Que le prochain dirigeant soit un homme ou une femme, les chances de voir cette personne améliorer le travail de l’ONU au Moyen-Orient sont minces

Alors que l’heure du changement de garde à l’ONU – la sélection d’un nouveau secrétaire général – approche, de nombreux observateurs ont adhéré à la campagne en faveur de l’accession d’une femme à la direction de l’organisation pour la première fois dans son histoire longue de plus de 70 ans.

Plusieurs femmes font partie des candidats actuels pour remplacer Ban Ki-moon, dont le mandat de dix ans expire en décembre, bien qu’aucune ne s’en sorte particulièrement bien dans les sondages non officiels.

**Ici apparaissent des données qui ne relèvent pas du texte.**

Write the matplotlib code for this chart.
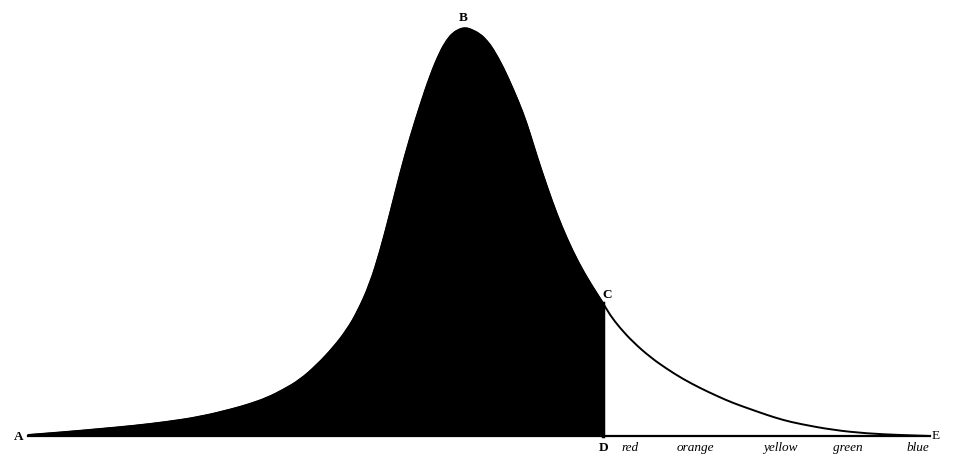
import numpy as np
import matplotlib.pyplot as plt
from matplotlib.path import Path
from matplotlib.patches import PathPatch, Rectangle

# curve: horizontal position and height above the base line
pos = [28, 67, 100, 133, 167, 200, 233, 250, 267, 283, 300, 317, 333, 347, 358,
       370, 380, 390, 400, 410, 420, 430, 440, 447, 453, 460, 465, 470, 480, 487,
       493, 503, 513, 523, 530, 537, 547, 557, 567, 578, 590, 603,
       610, 620, 633, 650, 667, 683, 700, 717, 733, 750, 767, 783, 800,
       833, 867, 900, 930]
height = [1, 4, 7, 10, 14, 19, 27, 32, 38, 46, 56, 71, 88, 106, 125,
          152, 184, 222, 262, 298, 330, 360, 384, 396, 403, 407, 408, 407, 402, 395,
          387, 369, 347, 323, 302, 279, 249, 221, 197, 174, 153, 133,
          121, 108, 94, 79, 67, 57, 48, 40, 33, 27, 21, 16, 12,
          6, 2.5, 1, 0]

cut = 603  # point D
point_labels = ['A', 'B', 'C', 'D', 'E']
colour_names = ['red', 'orange', 'yellow', 'green', 'blue']
colour_pos = [630, 695, 780, 848, 918]

pos = np.array(pos, dtype=float)
height = np.array(height, dtype=float)


def smooth_path(x, y, close=False):
    # quadratic beziers through the midpoints, read points as control points
    verts = [(x[0], y[0])]
    codes = [Path.MOVETO]
    for i in range(1, len(x) - 1):
        verts += [(x[i], y[i]), ((x[i] + x[i + 1]) / 2, (y[i] + y[i + 1]) / 2)]
        codes += [Path.CURVE3, Path.CURVE3]
    verts.append((x[-1], y[-1]))
    codes.append(Path.LINETO)
    if close:
        verts += [(x[-1], 0), (x[0], 0), (x[0], y[0])]
        codes += [Path.LINETO, Path.LINETO, Path.CLOSEPOLY]
    return Path(verts, codes)


fig = plt.figure(figsize=(9.6, 4.64), dpi=100)
ax = fig.add_axes([0, 0, 1, 1])
ax.set_xlim(0, 960)
ax.set_ylim(-27, 437)
ax.axis('off')

h_cut = height[pos == cut][0]

fill = PathPatch(smooth_path(pos, height, close=True), facecolor='black',
                 edgecolor='black', lw=1.0)
ax.add_patch(fill)
fill.set_clip_path(Rectangle((0, -30), cut, 500, transform=ax.transData))

line = PathPatch(smooth_path(pos, height), facecolor='none', edgecolor='black', lw=1.4)
ax.add_patch(line)
ax.plot([cut, cut], [0, h_cut], color='black', lw=2.5)
ax.plot([pos[0], pos[-1]], [0, 0], color='black', lw=1.6)

serif = 'Liberation Serif'
peak = np.argmax(height)
ax.text(pos[0] - 4, 0, point_labels[0], ha='right', va='center',
        fontsize=9.5, fontweight='bold', family=serif)
ax.text(463, height[peak] + 5, point_labels[1], ha='center', va='bottom',
        fontsize=9.5, fontweight='bold', family=serif)
ax.text(cut - 1, h_cut + 3, point_labels[2], ha='left', va='bottom',
        fontsize=9.5, fontweight='bold', family=serif)
ax.text(cut + 1, -5, point_labels[3], ha='center', va='top',
        fontsize=9.5, fontweight='bold', family=serif)
ax.text(pos[-1] + 2, 1, point_labels[4], ha='left', va='center',
        fontsize=9.5, family=serif)

for name, x in zip(colour_names, colour_pos):
    ax.text(x, -5, name, ha='center', va='top', fontsize=9.5,
            style='italic', family=serif)

fig.savefig('out.png', dpi=100)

Mais alors que les hommes ne devraient certainement pas continuer de dominer la scène internationale pour le reste de l’éternité, il reste à savoir ce que l’une de ces personnes, quel que soit son sexe, pourra apporter à l’ONU en termes de changement organisationnel.

Au Moyen-Orient, déjà, les chances de tracer une nouvelle voie sont proches de zéro.

Penchons-nous sur un pays du Moyen-Orient dont l’expérience des opérations de l’ONU a traversé plusieurs décennies et plusieurs secrétaires généraux : le Liban, où est mise en place la FINUL, la Force intérimaire des Nations unies au Liban.

Cette force prétendument « intérimaire » a été mise en place en 1978, année de la première invasion sanglante du Liban par Israël, qui a été suivie par l’invasion encore plus sanglante de 1982, lors de laquelle environ 20 000 Libanais et Palestiniens, dont une majorité de civils, ont été anéantis.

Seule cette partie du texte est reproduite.